Steiner seems, then, to insist on a conflict between intellectual conscientiousness—the search for truth, the sense of objective history—and the fire of creativity, liberation from caution to attempt work that is daring and challenging. “Hence,” he writes, “the perennial, insoluble conflict between the qualified classicist and the literary critic or poet translator.” It is true that pedantic Casaubons can act Creon to the Antigone of Dorothea Brooke. But while the conflict is perennial, I for one am not prepared to give it up as insoluble.

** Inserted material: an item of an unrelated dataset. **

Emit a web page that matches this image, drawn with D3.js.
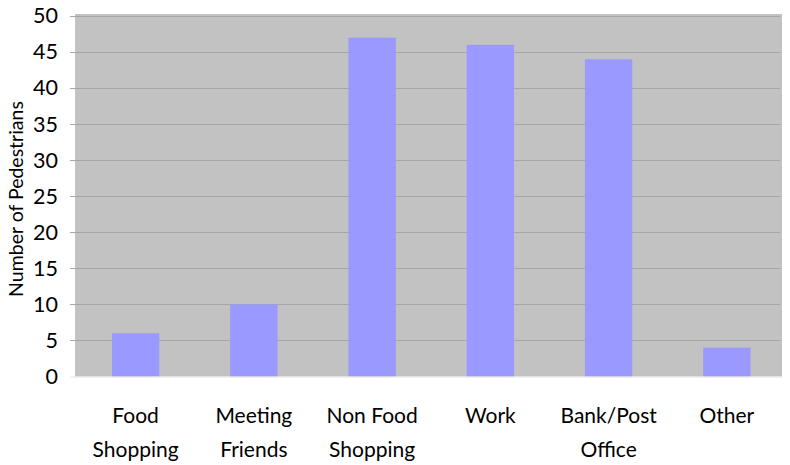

Classical scholars have tended to be narrow-minded and patronizing in their accounts of the classical tradition. “Poor old Goethe” or “Matthew Arnold,” they smirk, “he merely re-created the Greeks in his own image.” We, it is implied, have pure and undistored access to the truth. Antigones, as well as enlightening and stimulating the general reader, may teach the professionals some humility. The partiality of our vision is something to recognize, and to accept, and to keep constantly under review. It is foolish to think that we can ever cast off our temporality. We should extend this understanding to others in the past, as we hope the future will extend it to us.